I understand the Sox are in a super-sized "win now" mode, and that the bullpen is in need of one or two quality arms to be truly competitive. But it would be depressing if the value of Quentin, who was a freak injury away from an AL MVP, and Viciedo, who, at 21 years old is the top hitting prospect in the organization, have been reduced to the characteristically-volatile garden-variety 65-inning-per-year relief pitcher.

Trades and signings involving Octavio Dotel, Matt Capps and Joaquin Benoit over the past few months have revealed a shockingly-high cost for bullpen help, but the Sox shouldn't be lured in to making a similar overpay. (Unfortunately, the best buy-low relief pitcher candidate on the free agent market right now is probably Bobby Jenks, who may need a change of scenery and thus isn't really a real option for the Sox.)

I know Kenny said he needs to "get creative" to improve the bullpen, but I am wary of the famed "Carlos Lee for Scott Podsednik and Luis Vizcaino" template that some are trying to apply here. While that deal ended in a World Series trophy, it isn't the kind of value-adding deal that generally improves an organization.

So what should Kenny do?

I'm not interested in anything that leaves a hole in rightfield or starting pitching, so any straight up deals of Quentin, Viciedo or any of the Sox starters for bullpen pieces, no matter how highly-regarded, looks like a loss to me.

Finding a logical way to add to the bullpen seems pretty difficult. So I'll leave that up to Williams. However, if you'll indulge me for a second, I would like to go Phil Rogers on you and propose a wacky series of trades.

Suspend reality for a minute and consider the following:

  1. Trade Quentin and Viciedo to the Rays for SP Matt Garza
  2. Trade Gavin Floyd to the Yankees for OF Brett Gardner and RP Joba Chamberlain
  3. Trade Juan Pierre to anyone willing to take his contract, maybe with a $1.5 million subsidy
  4. Trade Mark Teahen and one of Kyle Bellamy/Charlie Leesman/Nathan Jones to the Mets for OF Carlos Beltran plus $6.5 million.
  5. Sign Freddy Garcia (one year, $1.5 million).
Net Payroll Hit for the Sox: ZERO*

(* Assuming the Sox pay $2 million of Pierre's salary, this series of trades would subtract ~$19.5 million and add ~$19.5 million. Crazy how that worked out, eh?)

Sox Line Up:

1. Gardner LF
2. Beckham 2B
3. Beltran RF
4. Dunn DH
5. Konerko 1B
6. Rios CF
7. Ramirez SS
8. Pierzynski C
9. Morel 3B



Cliff Lee's shocking return to Philadelphia opens a lot of avenues for the Sox, including trades with the pitching-desperate and reeling Yankees.

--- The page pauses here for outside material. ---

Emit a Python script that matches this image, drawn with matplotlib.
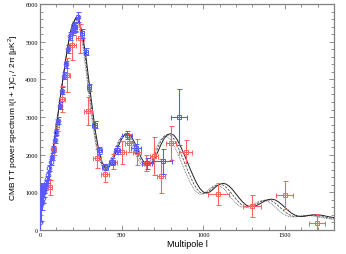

Floyd for Gardner and Chamberlain is probably a too-good-to-be-true deal, but the Yankees are desperate, and they may see Gardner as a 9-hole hitter and Chamberlain as a bust.

If the Rays are shopping Garza, who would replace Floyd in the Sox rotation, they could do worse that Quentin and Viciedo. (Maybe the Sox sweeten the offer with another prospect.) And of course Jake Peavy could replace Garcia in the rotation somewhere in the middle of the season, provided he's healthy and effective (I'm not counting on anything significant from him right now.)

And everyone knows I love me some Carlos Beltran. How did it take so long for me to work him into an offseason article?

That's an "All In" team right there. If there's any way Kenny could pull that off, I would personally petition the city every day until they renamed nine streets in his honor. All that's left from there is to print the ALCS tickets versus Boston.


  1. I say we hold on getting better relievers until the 2011 season is a months old. I think you will always get a far better value for relief help once you are into the season, and one would hope we could string enough bullpen together to hold out a while. Relief pitching becomes more suspect usually as the season goes on and the bullpen starts get run down. Plus you know relievers are an odd bunch, it seams more than other positions you can give a few guys a chance and without a track record some will do all right. Go get a couple of guys who had a rough 2010 but a little track record on their side and maybe trade for an afterthought type guy on somebody's AAA squad your scouts are high on. No more relief rumors for at least 6 more months.

  2. Anon, I agree the general volatility of bullpens make it a tough area to target. You make good points, you can use your name in the comments- no one will throw tomatoes at you!